Haygood, a journalist, author and this year’s Starr Center Patrick Henry Fellow, tracked down the unknown White House butler, Eugene Allen, for a story published in The Washington Post in 2008. The 2013 movie based on his article features seven Academy Award winners, among them Forest Whitaker, Jane Fonda, Oprah Winfrey, Cuba Gooding Jr., Vanessa Redgrave, and Robin Williams. Haygood served as an associate producer of The Butler.

The acclaimed film captures the drama of the Civil Rights movement and its impact on the lives of black Americans through the lens of Cecil Gaines (the character based on Eugene Allen), his wife, Gloria, and their two sons. The New York Times movie review states: “The history of repression, protest and reform did not just happen on the abstract plane of activism and politics, but also in the lives of ordinary families, who were always doing more than just suffering and struggling. The genius of The Butler lies in the sly and self-assured way it connects public affairs to private experience.”

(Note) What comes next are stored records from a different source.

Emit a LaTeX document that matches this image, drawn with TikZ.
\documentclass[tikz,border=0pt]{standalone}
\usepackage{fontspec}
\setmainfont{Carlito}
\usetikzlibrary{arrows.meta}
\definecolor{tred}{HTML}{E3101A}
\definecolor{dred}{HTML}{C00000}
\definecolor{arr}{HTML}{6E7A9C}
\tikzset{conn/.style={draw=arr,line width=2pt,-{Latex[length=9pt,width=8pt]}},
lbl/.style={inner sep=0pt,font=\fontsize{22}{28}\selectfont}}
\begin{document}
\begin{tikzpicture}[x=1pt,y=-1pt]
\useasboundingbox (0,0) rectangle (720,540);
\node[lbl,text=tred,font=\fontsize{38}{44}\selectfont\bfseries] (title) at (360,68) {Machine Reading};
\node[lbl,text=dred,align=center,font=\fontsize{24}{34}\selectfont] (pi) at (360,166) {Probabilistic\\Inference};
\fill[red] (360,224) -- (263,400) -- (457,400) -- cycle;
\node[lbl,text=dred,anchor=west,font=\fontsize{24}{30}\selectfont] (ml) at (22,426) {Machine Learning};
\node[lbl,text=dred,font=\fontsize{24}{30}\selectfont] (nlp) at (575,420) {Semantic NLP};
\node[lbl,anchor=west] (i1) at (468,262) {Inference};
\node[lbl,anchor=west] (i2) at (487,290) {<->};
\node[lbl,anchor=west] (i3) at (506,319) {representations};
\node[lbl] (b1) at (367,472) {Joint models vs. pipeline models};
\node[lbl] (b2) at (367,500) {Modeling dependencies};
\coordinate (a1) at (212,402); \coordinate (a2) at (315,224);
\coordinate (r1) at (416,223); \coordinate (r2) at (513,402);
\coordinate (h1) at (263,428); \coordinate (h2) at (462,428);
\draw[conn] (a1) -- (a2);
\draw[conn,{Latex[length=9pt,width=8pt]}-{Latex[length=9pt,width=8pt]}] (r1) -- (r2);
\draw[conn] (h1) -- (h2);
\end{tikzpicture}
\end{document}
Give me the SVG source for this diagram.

While in residence at Washington College, Haygood is at work on Tigerland: The Miracle on East Broad Street. The book tells the epic story of America in 1968-69 through the prism of a segregated all-black high school in Columbus, Ohio. Fighting for equality and freedom, two athletic teams at the school achieved moments of grandness by winning state championships amidst the turmoil following the death of Dr. Martin Luther King Jr. During the spring semester, he will also teach a non-fiction writing course, entitled “Personal Memoir,” for Washington College’s English Department.

Haygood is on sabbatical from Miami University in Ohio, where he serves as Boadway Visiting Distinguished Scholar-in-Residence in the Department of Media, Journalism and Film. He has received fellowships from John Simon Guggenheim Memorial Foundation, the National Endowment for the Humanities, and the Alicia Patterson Foundation. Prior to joining the Miami faculty, he was a correspondent at the Boston Globe and a reporter at the Washington Post.

The movie screening is sponsored by the Starr Center for the Study of the American Experience, the Black Student Union, the Black Studies Program, the Departments of English and History, the Communications and Media Studies Program, the Office of Intercultural Affairs, and the Intercultural Ambassadors.